Malcolm X’s daughter says we must not forget the African Holocaust

IIYASAH-ShabbazzMalcolm X’s daughter says we must not forget the African Holocaust

By Liku Zelleke

      Juneteenth is a day that is celebrated annually, on June 19th, to commemorate the end of slavery in the United States.

On 19th June, 1865, Union soldiers, led by Major General Gordon Granger, landed at Galveston, Tex.,, with news that the civil war had ended. He officially delivered General Order No. 3, which stated: “The people of Texas are informed that in accordance with a proclamation from the executive of the United States, all slaves are free.” Congress officially recognized the day as Juneteenth Independence Day in 1997.

This years’ commemoration was held at a burial ground in New York which was the final resting place for hundreds of African slaves.

The keynote speaker at the event was Ilyasah Shabazz, the daughter of Malcolm X. In a speech that was warmly accepted and appreciated by the audience, she asked that African Americans not forget their history.

She said, “We’re in denial of the African holocaust. Most times, people don’t want to talk about it. One is often restless or termed a racist just for having compassion for the African experience, for speaking truth to the trans-Atlantic and Arab slave trades, for speaking truth to the significant omission of our history. We don’t want to sit down and listen to these things, or to discuss them. But we have to.”

Shabazz went on to add that understanding the role of slavery in the shaping of the modern world was a way of paying homage to the ancestors of all African Americans.

“As we share in a discussion of civil rights, we must reflect on their sacrifices and contributions of their lives,” Shabazz said, “The struggle is not over. The struggle continues.”

Talking about her father’s legacy she said, “Malcolm taught … the truth that our history did not begin in slavery but that our ancestors, refined and industrious African men and women, were the architects of great civilizations.”

After the speech, everyone stood for a moment of silence while Shabazz read off a list of names that included the Queen of Sheba, Nelson Mandela, Dr. Martin Luther King and her father, highlighting the long and global history of Africans.
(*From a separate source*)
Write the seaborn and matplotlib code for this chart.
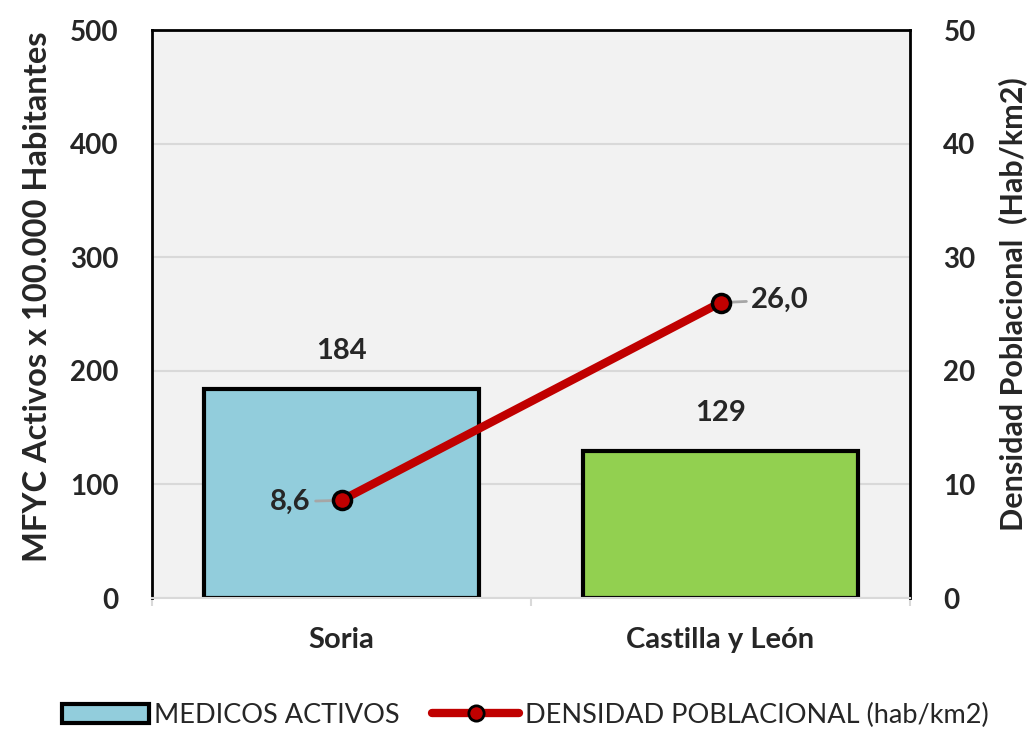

The place where the ceremony was held, the African Burial Ground National Monument in downtown Manhattan, is a colonial-era cemetery where more than 400 men, women and children of African descent are buried. The burial site for the mostly enslaved Africans was discovered in the 1992s during an excavation.

At the site’s dedication ceremony in 2007, Dr. Maya Angelou said, “You may bury me in the bottom of Manhattan, I will rise. My people will get me. I will rise out of the huts of history’s shame.”